Certains viennent d’Allemagne, d’autres Irlande, de France, du Portugal et de Slovénie. Ils ont en commun d’être Palestiniens… et danseurs. Tous originaires de ces terres de Palestine qu’ils aiment tant, qu’elles soient côté Cisjordanie où côté israélien, ils se retrouvent à la moindre occasion pour faire vivre leur petite compagnie, Stéréo48.
Stéréo, comme clin d’œil aux premiers break danseurs new-yorkais qui se promenaient, une énorme radio sur l’épaule et la musique à fond ; 48 en souvenir de l’invasion d’une partie de la Palestine par Israël.
À l’origine, Hamza, Abdallah Damra et Amir Sabra faisaient partie d’un groupe de breakdancers qui s’exerçait à Naplouse. Rien de professionnel dans cette aventure, mais une passion partagée pour cette danse peu usitée dans les pays arabes. Jusqu’à ce que la compagnie belge C de la B recherche de nouveaux danseurs pour son spectacle à succès, Badke, et les engage. Dès lors, pendant un an et demi, les trois Palestiniens parcourent le monde. À leur retour à Naplouse, c’est le blues.
Abdallah Damra n’a plus qu’une envie : poursuivre l’expérience. D’autant que pendant la tournée, il a eu la bonne idée de demander à l’un des dirigeants de la compagnie belge de le former aussi bien à la chorégraphie qu’à la gestion d’une troupe. L’aide providentielle tant attendue viendra du directeur de l’Institut français de Naplouse, Stéphane Aucante.
Celui-ci leur propose de travailler, de s’entraîner et de répéter dans une salle de l’Institut, et leur offre même leur déjeuner quotidien et une première subvention de 200€ ! Stéphane Aucante avait compris toute la difficulté d’être danseurs pour ces jeunes issus pour la plupart de camps de réfugiés palestiniens. « C’était vraiment taff » reconnaît Abdallah aujourd’hui.
Leur talent et leur sérieux ont fait la suite : ils participent à l’aventure des Pokémon Crew, puis ils reçoivent une commande du Théâtre de la Ville à Paris, dans le cadre du festival « Danse élargie », soit une série de formats courts qui permet de découvrir de jeunes chorégraphes en devenir.

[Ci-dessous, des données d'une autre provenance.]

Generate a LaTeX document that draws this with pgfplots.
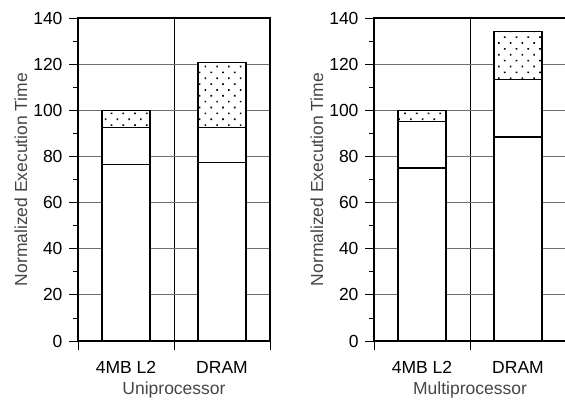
\documentclass[border=0pt]{standalone}
\usepackage{fontspec}
\setmainfont{Liberation Sans}
\usepackage{pgfplots}
\pgfplotsset{compat=1.18}
\usetikzlibrary{patterns.meta}

\definecolor{gridgray}{RGB}{110,110,110}
\definecolor{labelgray}{RGB}{70,70,70}

\pgfplotsset{
  memaxis/.style={
    width=192bp, height=323bp, scale only axis,
    xmin=0, xmax=2, ymin=0, ymax=140,
    ybar stacked, bar width=48bp,
    ytick={0,20,...,140}, minor y tick num=1,
    ytick pos=left, xtick pos=bottom,
    tick align=outside,
    major tick length=9bp, minor tick length=5bp,
    tick style={black, line width=0.8bp},
    xtick={0,1,2}, xticklabels={},
    extra x ticks={0.5,1.5},
    extra x tick labels={4MB L2,DRAM},
    extra x tick style={major tick length=0pt, grid=none,
      xticklabel style={yshift=-17bp}},
    xmajorgrids=true, ymajorgrids=true,
    x grid style={black, line width=0.8bp},
    y grid style={gridgray, line width=0.9bp},
    axis line style={black, line width=1.2bp},
    /pgf/number format/assume math mode=true,
    tick label style={black},
    yticklabel style={xshift=-3bp},
    label style={labelgray},
    ylabel={Normalized Execution Time},
    ylabel style={at={(axis description cs:-0.297,0.5)}, anchor=center, rotate=0},
    xlabel style={at={(axis description cs:0.5,-0.152)}, anchor=center},
    every axis plot/.append style={draw=black, line width=1.2bp},
  },
  dotfill/.style={fill=white, postaction={pattern={Dots[distance=8.3bp, angle=45, radius=1.15bp]}, pattern color=black}},
}

\begin{document}
\begin{tikzpicture}[font=\fontsize{17.5bp}{20bp}\selectfont]
\begin{axis}[memaxis, at={(78bp,60bp)}, anchor=south west, xlabel={Uniprocessor}]
\addplot[fill=white] coordinates {(0.5,76.5) (1.5,77.2)};
\addplot[fill=white] coordinates {(0.5,16.0) (1.5,15.3)};
\addplot[dotfill] coordinates {(0.5,7.5) (1.5,28.2)};
\end{axis}
\begin{axis}[memaxis, at={(374bp,60bp)}, anchor=south west, xlabel={Multiprocessor}]
\addplot[fill=white] coordinates {(0.5,75.0) (1.5,88.4)};
\addplot[fill=white] coordinates {(0.5,20.2) (1.5,24.9)};
\addplot[dotfill] coordinates {(0.5,4.8) (1.5,20.9)};
\end{axis}
\pgfresetboundingbox
\path[use as bounding box] (0,0) rectangle (565bp,401bp);
\end{tikzpicture}
\end{document}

Les spectacles, toujours rafraîchissants, soulignent combien la danse peut être diverse, et infiniment prompte à créer de nouvelles formes.
Stéréo 48, dans une chorégraphie d’Amir Sabra, ouvre le bal au cœur même de Montmartre : la troupe entraîne le public à suivre la pente raide de la rue de Ravignan, puis l’invite à la suivre dans le Théâtre des Abbesses que gère le Théâtre de la Ville. La force d’entraînement de la compagnie est irrésistible : c’est que la danse est puissante, avec en fond musical les airs nostalgiques palestiniens utilisés pour les mariages. Mélange d’improvisation et d’intermèdes plus réglés, cette séquence de rue dépasse de très loin le divertissement et la performance du hip-hop, pour interroger avec délicatesse l’essence des rapports humains. Pour cela ils ont eu le soutien du mécénat de la Caisse des dépôts, de la Région Ile de France, après une résidence l’Espace Germinal-Fosse.
Après cette ouverture en extérieur, une fois les spectateurs installés dans leurs fauteuils, le spectacle continue – soit six petites pièces à découvrir à tout prix.